It’s getting hard to pump amid the dump in the $209 billion cryptocurrency market.
At least that appears to be the case when you look at Tether, one of the most-traded digital assets and also one that’s allegedly been used to manipulate the price of Bitcoin. Over half a billion dollars of Tether has been created in August alone, a move that in the past would have often coincided with a rally in Bitcoin, yet the larger cryptocurrency has fallen 15 percent.
The assets moved much more in lock step last year, when Bitcoin hit an all-time high, according to a University of Texas professor whose research showed that “Tether seems to be used both to stabilize and manipulate Bitcoin prices.”
Questions about Tether and Bitfinex, one of the world’s largest crypto exchanges that also shares the same management team, have dogged the virtual currency world since last year, when Bitfinex lost banking relationships yet continued to operate.
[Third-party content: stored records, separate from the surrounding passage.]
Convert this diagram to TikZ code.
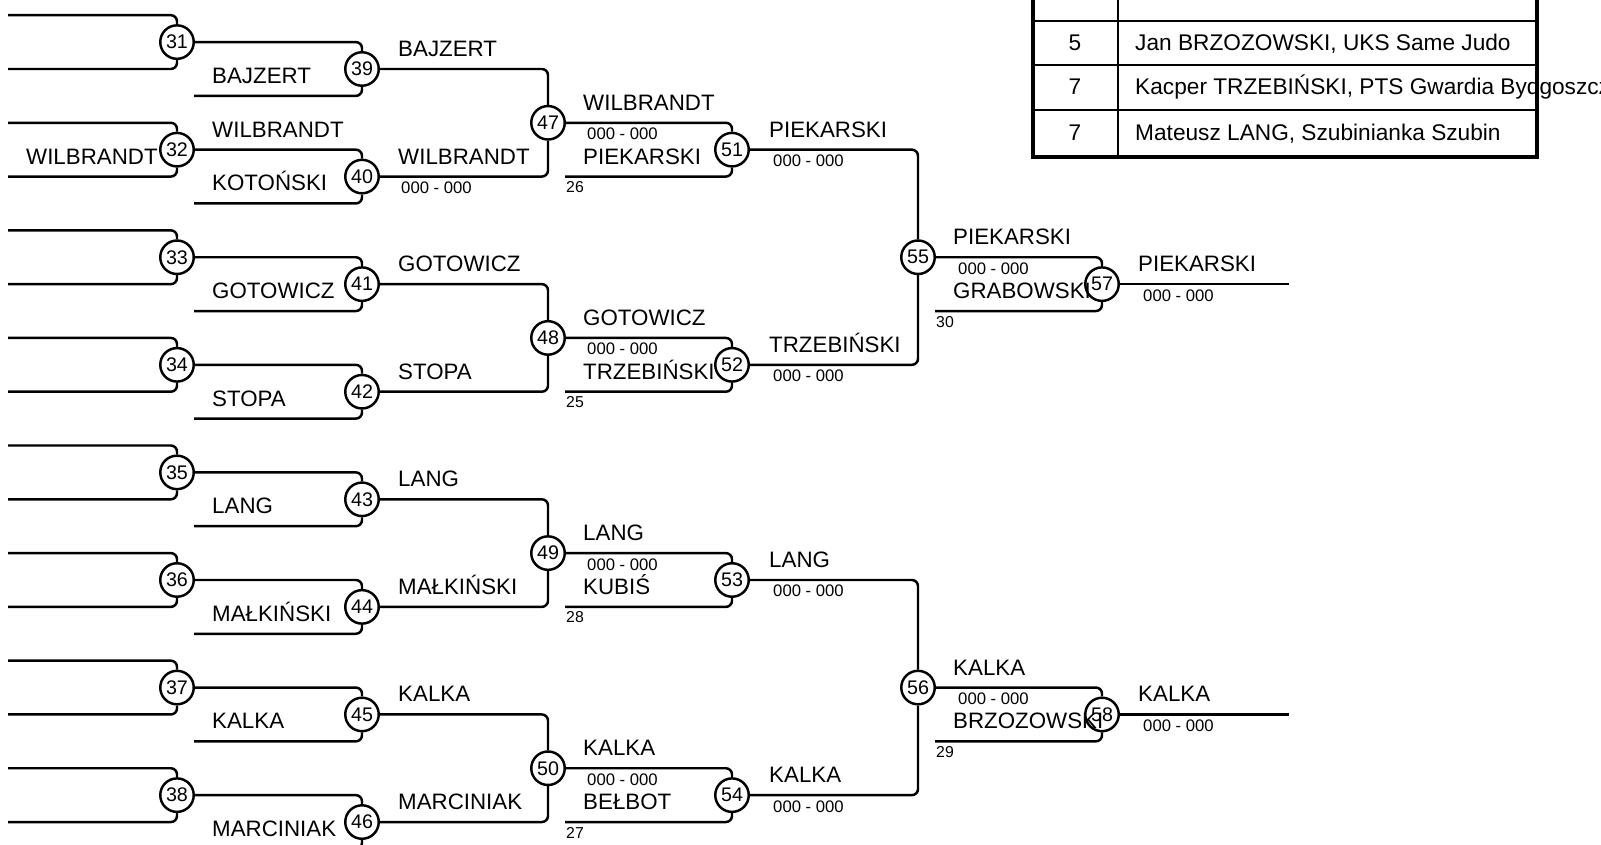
\documentclass[tikz,border=0pt]{standalone}
\usepackage{fontspec}
\setmainfont{Liberation Sans}

\begin{document}
\begin{tikzpicture}[x=0.02cm,y=-0.538cm,line width=1.4pt,
    mt/.style={draw,circle,minimum size=0.67cm,inner sep=0pt,font=\fontsize{11.2}{12}\selectfont},
    nm/.style={anchor=base west,inner sep=0pt,yshift=0.25cm,font=\fontsize{12.7}{14}\selectfont},
    sc/.style={anchor=base west,inner sep=0pt,yshift=-0.34cm,font=\fontsize{9.5}{11}\selectfont},
    ls/.style={anchor=base west,inner sep=0pt,yshift=-0.32cm,font=\fontsize{9}{11}\selectfont},
    tb/.style={anchor=base,inner sep=0pt,font=\fontsize{12.9}{15}\selectfont},
    lk/.style={rounded corners=3.5pt}]
  \useasboundingbox (0,-0.565) rectangle (1601,30.847);
  \clip (0,-0.565) rectangle (1601,30.847);
  % matches
  \foreach \n/\x/\rw in {31/177/1,32/177/5,33/177/9,34/177/13,35/177/17,36/177/21,37/177/25,38/177/29,
      39/362/2,40/362/6,41/362/10,42/362/14,43/362/18,44/362/22,45/362/26,46/362/30,
      47/548/4,48/548/12,49/548/20,50/548/28,51/732/5,52/732/13,53/732/21,54/732/29,
      55/918/9,56/918/25,57/1102/10,58/1102/26}
    \node[mt] (m\n) at (\x,\rw) {\n};
  % first round
  \foreach \n/\rw in {31/1,32/5,33/9,34/13,35/17,36/21,37/25,38/29}{
    \coordinate (a\n) at (8,{\rw-1});
    \coordinate (b\n) at (8,{\rw+1});
    \draw[lk] (a\n) -| (m\n.north);
    \draw[lk] (b\n) -| (m\n.south);
  }
  \foreach \n/\p/\rw in {39/31/2,40/32/6,41/33/10,42/34/14,43/35/18,44/36/22,45/37/26,46/38/30}{
    \coordinate (b\n) at (194,{\rw+1});
    \draw[lk] (m\p.east) -| (m\n.north);
    \draw[lk] (b\n) -| (m\n.south);
  }
  \foreach \n/\p/\q in {47/39/40,48/41/42,49/43/44,50/45/46,55/51/52,56/53/54}{
    \draw[lk] (m\p.east) -| (m\n.north);
    \draw[lk] (m\q.east) -| (m\n.south);
  }
  % repechage
  \foreach \n/\p/\x/\rw in {51/47/565/5,52/48/565/13,53/49/565/21,54/50/565/29,57/55/935/10,58/56/935/26}{
    \coordinate (b\n) at (\x,{\rw+1});
    \draw[lk] (m\p.east) -| (m\n.north);
    \draw[lk] (b\n) -| (m\n.south);
  }
  \coordinate (w57) at (1289,10);
  \coordinate (w58) at (1289,26);
  \draw (m57.east) -- (w57);
  \draw (m58.east) -- (w58);
  % names
  \foreach \x/\rw/\txt [count=\i] in {25/6/WILBRANDT,
      211/3/BAJZERT,211/5/WILBRANDT,211/7/KOTOŃSKI,211/11/GOTOWICZ,211/15/STOPA,
      211/19/LANG,211/23/MAŁKIŃSKI,211/27/KALKA,211/31/MARCINIAK,
      397/2/BAJZERT,397/6/WILBRANDT,397/10/GOTOWICZ,397/14/STOPA,
      397/18/LANG,397/22/MAŁKIŃSKI,397/26/KALKA,397/30/MARCINIAK,
      582/4/WILBRANDT,582/6/PIEKARSKI,582/12/GOTOWICZ,582/14/TRZEBIŃSKI,
      582/20/LANG,582/22/KUBIŚ,582/28/KALKA,582/30/BEŁBOT,
      768/5/PIEKARSKI,768/13/TRZEBIŃSKI,768/21/LANG,768/29/KALKA,
      952/9/PIEKARSKI,952/11/GRABOWSKI,952/25/KALKA,952/27/BRZOZOWSKI,
      1137/10/PIEKARSKI,1137/26/KALKA}
    \node[nm] (t\i) at (\x,\rw) {\txt};
  \foreach \x/\rw [count=\i] in {400/6,586/4,586/12,586/20,586/28,772/5,772/13,772/21,772/29,
      957/9,957/25,1142/10,1142/26}
    \node[sc] (s\i) at (\x,\rw) {000 - 000};
  \foreach \x/\rw/\txt in {565/6/26,565/14/25,565/22/28,565/30/27,935/11/30,935/27/29}
    \node[ls] (l\txt) at (\x,\rw) {\txt};
  % results
  \begin{scope}[y=-0.02cm,yshift=0.304cm]
    \node[tb] (p5) at (1075,51) {5};
    \node[tb] (p7a) at (1075,95) {7};
    \node[tb] (p7b) at (1075,141) {7};
    \node[tb,anchor=base west] (n5) at (1134,51) {Jan BRZOZOWSKI, UKS Same Judo};
    \node[tb,anchor=base west] (n7a) at (1134,95) {Kacper TRZEBIŃSKI, PTS Gwardia Bydgoszcz};
    \node[tb,anchor=base west] (n7b) at (1134,141) {Mateusz LANG, Szubinianka Szubin};
    \draw[line width=1.1pt] (1033,21) -- (1537,21) (1033,65) -- (1537,65) (1033,110) -- (1537,110)
      (1118,-5) -- (1118,157);
    \draw[line width=2.8pt] (1033,-5) -- (1033,157) -- (1537,157) -- (1537,-5);
  \end{scope}
\end{tikzpicture}
\end{document}
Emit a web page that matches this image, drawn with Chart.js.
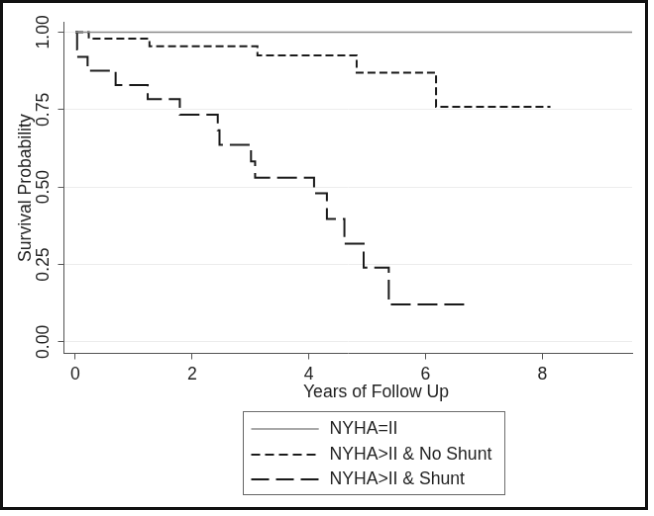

The U.S. Commodity Futures Trading Commission subpoenaed both firms in December, seeking proof that Tether is backed by a reserve of U.S. dollars, as it claims. British Virgin Islands-based Bitfinex and Tether haven’t been accused of wrongdoing.
To date, $2.8 billion Tether have been issued, according to the company’s web site. The digital currency generally trades for around $1 because each coin is supposed to be backed by $1 of fiat money in a bank. The currency, which started trading in 2015, is pitched as a stable alternative to Bitcoin’s volatility, acting as a haven for crypto investors.
But Tether has also been implicated as a way to move the price at will of smaller digital coins, according to a recent research paper by Chainalysis. Last year, Tether was linked to Bitcoin, Ether and Litecoin about 85 percent of the time, according to the paper. When prices crashed early this year, that correlation fell by an average 93 percent. But between January and June, EOS and NEO maintained a high correlation to Tether use.
“While on-chain transaction activity was in decline for the major cryptocurrencies, traders were still seeing opportunities for profit with some of the newer, lower-volume cryptocurrencies," according to the Chainalysis paper.
“High volatility for low-volume Tether trading pairs is a typical sign of pump and dump activity," the paper concluded, in part. “A sudden spike in a particular trading volume followed by an abrupt decline is characteristic of price manipulation."
Liam Murphy, an outside spokesman for Bitfinex and Tether, declined to comment.
Tether has created $515 million of new tokens this month, according to blockchain data. All of those new Tethers were sent to Bitfinex, the data show. That’s backed up by the Chainalysis report. "After issuance, all Tether passes through the Bitfinex trading platform, Tether’s only direct client," Chainalysis said. From Bitfinex, about 80 percent of the Tether is then moved to six other exchanges: Bittrex, Poloniex, Huboi, OKEx, Binance and Kraken.